■ **Aim of the task**
Leave out every picture, then transcribe the rest of the listing exactly.

■ **Supplied material**
━━━━━━
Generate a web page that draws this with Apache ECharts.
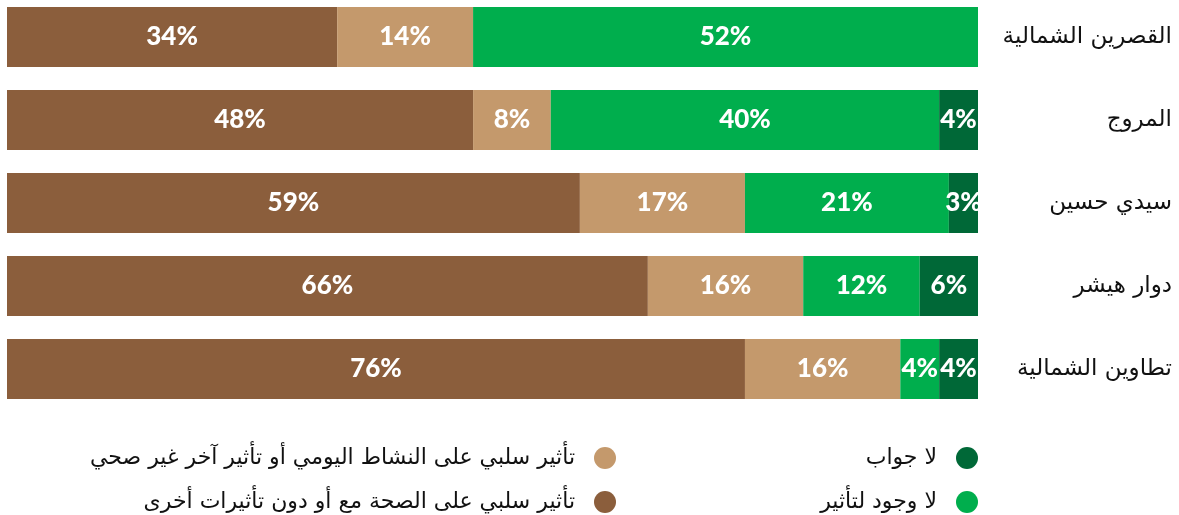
<!DOCTYPE html>
<html>
<head>
<meta charset="utf-8">
<script src="https://cdn.jsdelivr.net/npm/echarts@6/dist/echarts.min.js"></script>
<style>
  html, body { margin: 0; padding: 0; background: #fff; }
  #chart { width: 1179px; height: 515px; }
</style>
</head>
<body>
<div id="chart"></div>
<script>
// المناطق
const categories = ['القصرين الشمالية', 'المروج', 'سيدي حسين', 'دوار هيشر', 'تطاوين الشمالية'];
// النسب المئوية لكل فئة
const healthImpact = [34, 48, 59, 66, 76];
const otherImpact = [14, 8, 17, 16, 16];
const noImpact = [52, 40, 21, 12, 4];
const noAnswer = [0, 4, 3, 6, 4];

const names = {
  health: 'تأثير سلبي على الصحة مع أو دون تأثيرات أخرى',
  other: 'تأثير سلبي على النشاط اليومي أو تأثير آخر غير صحي',
  none: 'لا وجود لتأثير',
  na: 'لا جواب'
};

const arabicFont = '"DejaVu Sans", sans-serif';

let myChart = echarts.init(document.getElementById('chart'));

function makeSeries(name, data, color) {
  return {
    name: name,
    type: 'bar',
    stack: 'total',
    barWidth: 60,
    itemStyle: { color: color },
    label: {
      show: true,
      position: 'inside',
      color: '#fff',
      fontFamily: 'Lato',
      fontWeight: 900,
      fontSize: 26,
      padding: [3, 0, 0, 0],
      formatter: p => p.value > 0 ? p.value + '%' : ''
    },
    data: data
  };
}

// كل عنصر من المفتاح في مكانه
function makeLegend(name, right, top) {
  return {
    right: right,
    top: top,
    padding: 0,
    align: 'right',
    icon: 'circle',
    itemWidth: 22,
    itemHeight: 22,
    selectedMode: false,
    textStyle: {
      fontSize: 22,
      lineHeight: 22,
      color: '#111',
      fontFamily: arabicFont,
      padding: [0, 14, 0, 0]
    },
    data: [name]
  };
}

let option = {
  animation: false,
  grid: { left: 7, right: 201, top: 37, height: 332, containLabel: false },
  xAxis: { type: 'value', min: 0, max: 100, show: false },
  yAxis: {
    type: 'category',
    position: 'right',
    inverse: true,
    boundaryGap: false,
    data: categories,
    axisLine: { show: false },
    axisTick: { show: false },
    splitLine: { show: false },
    axisLabel: {
      align: 'right',
      margin: 194,
      color: '#111',
      fontSize: 23,
      fontFamily: arabicFont,
      padding: [8, 0, 0, 0]
    }
  },
  legend: [
    makeLegend(names.na, 201, 447),
    makeLegend(names.none, 201, 491),
    makeLegend(names.other, 563, 447),
    makeLegend(names.health, 563, 491)
  ],
  series: [
    makeSeries(names.health, healthImpact, '#8B5E3C'),
    makeSeries(names.other, otherImpact, '#C4996C'),
    makeSeries(names.none, noImpact, '#00AE4D'),
    makeSeries(names.na, noAnswer, '#006837')
  ]
};
myChart.setOption(option);
</script>
</body>
</html>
━━━━━━
■ **Solution for this exercise**
Generate a web page that draws this with Apache ECharts.
<!DOCTYPE html>
<html>
<head>
<meta charset="utf-8">
<script src="https://cdn.jsdelivr.net/npm/echarts@6/dist/echarts.min.js"></script>
<style>
  html, body { margin: 0; padding: 0; background: #fff; }
  #chart { width: 1179px; height: 515px; }
</style>
</head>
<body>
<div id="chart"></div>
<script>
// المناطق
const categories = ['القصرين الشمالية', 'المروج', 'سيدي حسين', 'دوار هيشر', 'تطاوين الشمالية'];
// النسب المئوية لكل فئة
const healthImpact = [34, 48, 59, 66, 76];
const otherImpact = [14, 8, 17, 16, 16];
const noImpact = [52, 40, 21, 12, 4];
const noAnswer = [0, 4, 3, 6, 4];

const names = {
  health: 'تأثير سلبي على الصحة مع أو دون تأثيرات أخرى',
  other: 'تأثير سلبي على النشاط اليومي أو تأثير آخر غير صحي',
  none: 'لا وجود لتأثير',
  na: 'لا جواب'
};

const arabicFont = '"DejaVu Sans", sans-serif';

let myChart = echarts.init(document.getElementById('chart'));

function makeSeries(name, data, color) {
  return {
    name: name,
    type: 'bar',
    stack: 'total',
    barWidth: 60,
    itemStyle: { color: color },
    label: {
      show: true,
      position: 'inside',
      color: '#fff',
      fontFamily: 'Lato',
      fontWeight: 900,
      fontSize: 26,
      padding: [3, 0, 0, 0],
      formatter: p => p.value > 0 ? p.value + '%' : ''
    },
    data: data
  };
}

// كل عنصر من المفتاح في مكانه
function makeLegend(name, right, top) {
  return {
    right: right,
    top: top,
    padding: 0,
    align: 'right',
    icon: 'circle',
    itemWidth: 22,
    itemHeight: 22,
    selectedMode: false,
    textStyle: {
      fontSize: 22,
      lineHeight: 22,
      color: '#111',
      fontFamily: arabicFont,
      padding: [0, 14, 0, 0]
    },
    data: [name]
  };
}

let option = {
  animation: false,
  grid: { left: 7, right: 201, top: 37, height: 332, containLabel: false },
  xAxis: { type: 'value', min: 0, max: 100, show: false },
  yAxis: {
    type: 'category',
    position: 'right',
    inverse: true,
    boundaryGap: false,
    data: categories,
    axisLine: { show: false },
    axisTick: { show: false },
    splitLine: { show: false },
    axisLabel: {
      align: 'right',
      margin: 194,
      color: '#111',
      fontSize: 23,
      fontFamily: arabicFont,
      padding: [8, 0, 0, 0]
    }
  },
  legend: [
    makeLegend(names.na, 201, 447),
    makeLegend(names.none, 201, 491),
    makeLegend(names.other, 563, 447),
    makeLegend(names.health, 563, 491)
  ],
  series: [
    makeSeries(names.health, healthImpact, '#8B5E3C'),
    makeSeries(names.other, otherImpact, '#C4996C'),
    makeSeries(names.none, noImpact, '#00AE4D'),
    makeSeries(names.na, noAnswer, '#006837')
  ]
};
myChart.setOption(option);
</script>
</body>
</html>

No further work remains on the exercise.